Ricky Gill, the Lodi Republican challenging Rep. Jerry McNerney, D-Stockton, in the newly drawn 9th Congressional District, announced today that he’s been endorsed by the California Farm Bureau Federation.
“Ricky Gill has grown up in the Central Valley and has firsthand experience in small business, dealing with regulations and encouraging the expansion of trade to grow our economy and create local jobs,” California Farm Bureau President Paul Wenger said in Gill’s release. “His family’s roots in agriculture have guided his life’s path, and he will make the needs of farmers and ranchers a priority as he represents his district in Washington.”
Wenger said Gill will be “an energetic advocate for his constituents and will support policies to help turn our economy around, to provide jobs and business opportunities for the next generation.”
Gill, 25, is the son of immigrants who are physicians but also own a 1,000-acre cherry farm and vineyard, an RV park and other business interests; he finished his Cal law degree earlier this year. He said he’s honored by the Farm Bureau’s endorsement: “I look forward to standing up for our farmers and ranchers so they can create jobs right here in the 9th District, where my family has been farming for 30 years.”

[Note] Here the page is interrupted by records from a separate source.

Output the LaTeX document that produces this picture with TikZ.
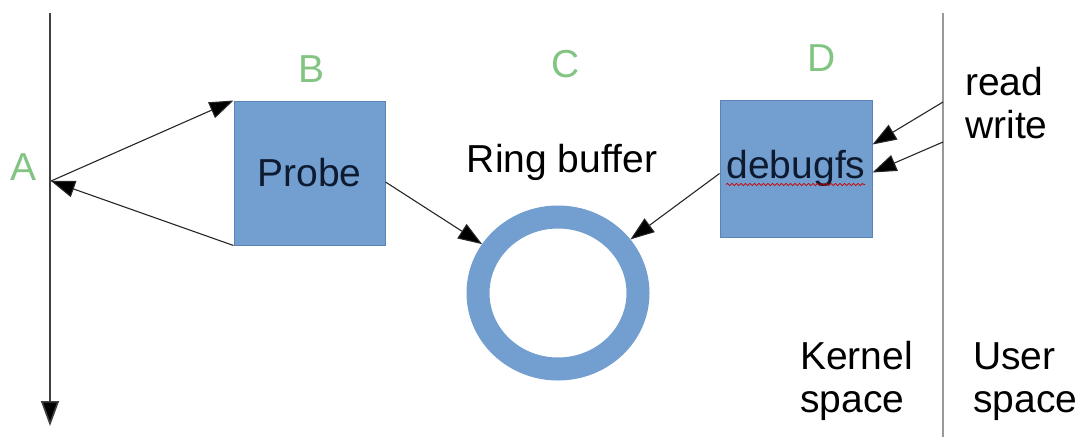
\documentclass[tikz,border=0pt]{standalone}
\usepackage{fontspec}
\setmainfont{Liberation Sans}
\usetikzlibrary{arrows.meta,shapes.geometric,decorations.pathmorphing}
\definecolor{boxblue}{HTML}{729FCF}
\definecolor{boxedge}{HTML}{5A84B4}
\definecolor{lblgreen}{RGB}{130,196,130}
\definecolor{txtdark}{HTML}{0E1A30}
\tikzset{
  big/.style={font=\fontsize{39}{43}\selectfont},
  letter/.style={big, text=lblgreen, anchor=base, inner sep=0pt},
  plain/.style={big, text=black, inner sep=0pt},
  blockbox/.style={draw=boxedge, line width=1pt, fill=boxblue, rectangle, inner sep=0pt, big, text=txtdark},
  conn/.style={draw=black!85, line width=1.1pt, -{Triangle[length=24pt,width=17pt,fill=black]}},
}
\begin{document}
\begin{tikzpicture}[x=1pt,y=-1pt]
\useasboundingbox (0,0) rectangle (1079,437);
% timeline and separator
\coordinate (top) at (50,13);
\coordinate (bot) at (50,426);
\draw[black!75, line width=1.6pt, -{Triangle[length=25pt,width=18pt,fill=black]}] (top) -- (bot);
\coordinate (septop) at (943,13);
\coordinate (sepbot) at (943,437);
\draw[black!40, line width=2.4pt] (septop) -- (sepbot);
\coordinate (A) at (51,181);
\coordinate (r1) at (943,102);
\coordinate (r2) at (943,142);
% labels
\node[letter] (la) at (24,180) {A};
\node[letter] (lb) at (312,82) {B};
\node[letter] (lc) at (566,77) {C};
\node[letter] (ld) at (822,71) {D};
% boxes
\node[blockbox, minimum width=151pt, minimum height=144pt] (probe) at (309.5,173) {Probe};
\node[blockbox, minimum width=152pt, minimum height=137pt] (debugfs) at (796,168.5) {debugfs};
\draw[red!80!black, line width=0.7pt, decorate, decoration={snake, amplitude=1.1pt, segment length=4.5pt}]
  ([xshift=-70pt,yshift=-16pt]debugfs.center) -- ([xshift=69pt,yshift=-16pt]debugfs.center);
% ring
\node[ellipse, draw=boxblue, line width=23pt, minimum width=160pt, minimum height=152pt, inner sep=0pt] (ring) at (558,293) {};
\node[plain, anchor=base] (rbtxt) at (562,172) {Ring buffer};
% texts right (base = baseline of the last line)
\node[plain, anchor=base west, align=left] (rw) at (965,138) {read\\write};
\node[plain, anchor=base west, align=left] (ks) at (800,412) {Kernel\\space};
\node[plain, anchor=base west, align=left] (us) at (973,412) {User\\space};
% connectors
\draw[conn] (A) -- (probe.north west);
\draw[conn] (probe.south west) -- (A);
\draw[conn] ([yshift=-9pt]probe.east) -- (ring);
\draw[conn] ([yshift=-5pt]debugfs.west) -- (ring);
\draw[conn] (r1) -- ([yshift=-45pt]debugfs.north east);
\draw[conn] (r2) -- ([yshift=-4pt]debugfs.east);
\end{tikzpicture}
\end{document}
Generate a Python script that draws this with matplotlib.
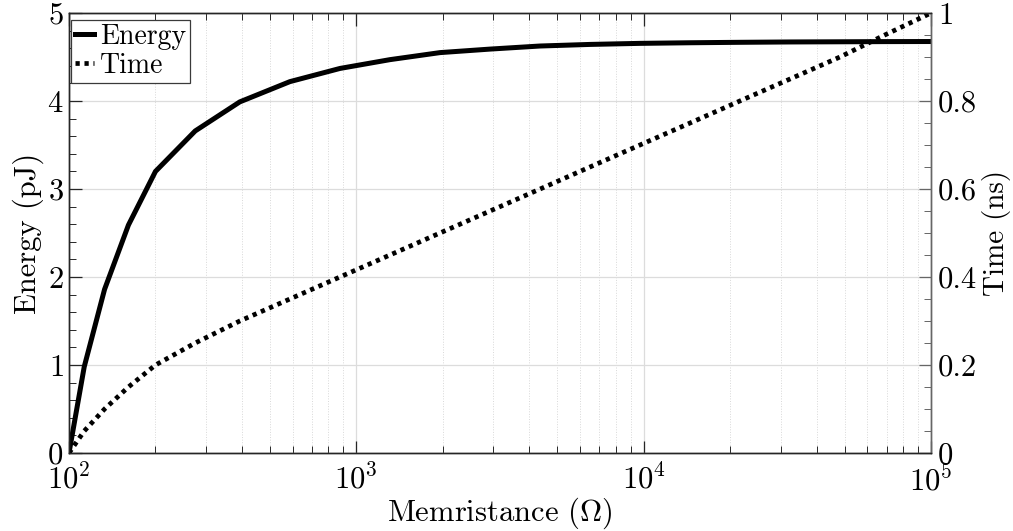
"""Energy and switching time versus memristance (dual y-axis, log x)."""
import matplotlib

matplotlib.use("Agg")
import matplotlib.pyplot as plt
from matplotlib.ticker import FuncFormatter, LogLocator, MultipleLocator

# values
memristance = [100, 113, 133, 161, 200, 275, 393, 587, 877, 1309, 1955,
               2920, 4360, 6500, 9700, 14500, 21600, 32300, 48200, 69000, 100000]
energy_pj = [0.0, 0.98, 1.86, 2.59, 3.20, 3.66, 3.99, 4.22, 4.37, 4.47, 4.55,
             4.59, 4.625, 4.643, 4.655, 4.662, 4.667, 4.671, 4.673, 4.675, 4.676]
time_ns = [0.0, 0.05, 0.10, 0.15, 0.20, 0.25, 0.30, 0.35, 0.40, 0.45, 0.50,
           0.55, 0.60, 0.65, 0.70, 0.75, 0.80, 0.85, 0.90, 0.95, 1.0]

plt.rcParams.update({
    "font.family": "serif",
    "font.serif": ["cmr10"],
    "mathtext.fontset": "cm",
    "axes.formatter.use_mathtext": True,
    "font.size": 22,
    "axes.unicode_minus": False,
})

AX_COLOR = "#262626"
RIGHT_COLOR = "#666666"

fig = plt.figure(figsize=(10.13, 5.31), dpi=100)
ax = fig.add_axes([0.0681, 0.1469, 0.851, 0.8286])
ax2 = ax.twinx()

l1, = ax.plot(memristance, energy_pj, color="black", lw=3.6,
              solid_joinstyle="miter", label="Energy")
l2, = ax2.plot(memristance, time_ns, color="black", lw=3.4,
               linestyle=(0, (0.9, 1.0)), label="Time")

ax.set_xscale("log")
ax.set_xlim(1e2, 1e5)
ax.set_ylim(0, 5)
ax2.set_ylim(0, 1)

ax.yaxis.set_major_locator(MultipleLocator(1))
ax.yaxis.set_minor_locator(MultipleLocator(0.2))
ax2.yaxis.set_major_locator(MultipleLocator(0.2))
ax2.yaxis.set_minor_locator(MultipleLocator(0.05))
ax2.yaxis.set_major_formatter(FuncFormatter(lambda v, p: f"{v:g}"))
ax.xaxis.set_minor_locator(LogLocator(base=10, subs=range(2, 10)))

# MATLAB-ish look: inward ticks, box, light grid
ax.tick_params(which="both", direction="in", top=True, right=False,
               colors=AX_COLOR, labelcolor="black")
ax.tick_params(which="major", length=9, width=0.9)
ax.tick_params(which="minor", length=5, width=0.7)
ax2.tick_params(which="both", direction="in", colors=RIGHT_COLOR, labelcolor="black")
ax2.tick_params(which="major", length=9, width=0.9)
ax2.tick_params(which="minor", length=5, width=0.7)
ax.tick_params(axis="x", pad=8)
ax.tick_params(axis="y", pad=4)
ax2.tick_params(axis="y", pad=5)

ax.grid(True, which="major", color="#dcdcdc", lw=0.9)
ax.grid(True, which="minor", axis="x", color="#d8d8d8", lw=0.7, linestyle=":")
ax.set_axisbelow(True)

for a in (ax, ax2):
    for sp in a.spines.values():
        sp.set_color(AX_COLOR)
        sp.set_linewidth(1.0)
ax2.spines["right"].set_color(RIGHT_COLOR)
ax.spines["right"].set_color(RIGHT_COLOR)

ax.set_xlabel(r"Memristance $(\Omega)$", labelpad=-1)
ax.set_ylabel("Energy (pJ)", labelpad=2)
ax2.set_ylabel("Time (ns)", labelpad=3.5, fontsize=21)

leg = ax2.legend([l1, l2], ["Energy", "Time"], loc="upper left",
                 bbox_to_anchor=(0.002, 0.985), borderaxespad=0,
                 fancybox=False, framealpha=1, edgecolor="#3a3a3a",
                 handlelength=0.7, handletextpad=0.2, borderpad=0.15,
                 labelspacing=0.1, fontsize=20)
leg.get_frame().set_linewidth(0.9)

fig.savefig("out.png", dpi=100)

The California Farm Bureau Federation protects agricultural interests for more than 74,000 members statewide.
Would McNerney liked to have had this endorsement? Certainly.
Was he likely to get it? Some Democrats have won the California Farm Bureau Federation’s nod, including Dianne Feinstein, Mike Thompson and Jim Costa, but McNerney’s votes haven’t been so popular.
Is he lost without it? No. The Farm Bureau can be a powerful Central Valley force, but the 9th District isn’t its very strongest province: Stockton, entirely within the district, is urban and firmly Democratic. In the 2001 bipartisan gerrymander of the Central Valley, as Democrats sought to make then-Rep. Gary Condit’s seat safe for any Democrat except the ag-popular but scandal-ridden Condit, it was accomplished by redrawing the district to include Stockton. Farming interests are powerful in the district, but not all-powerful.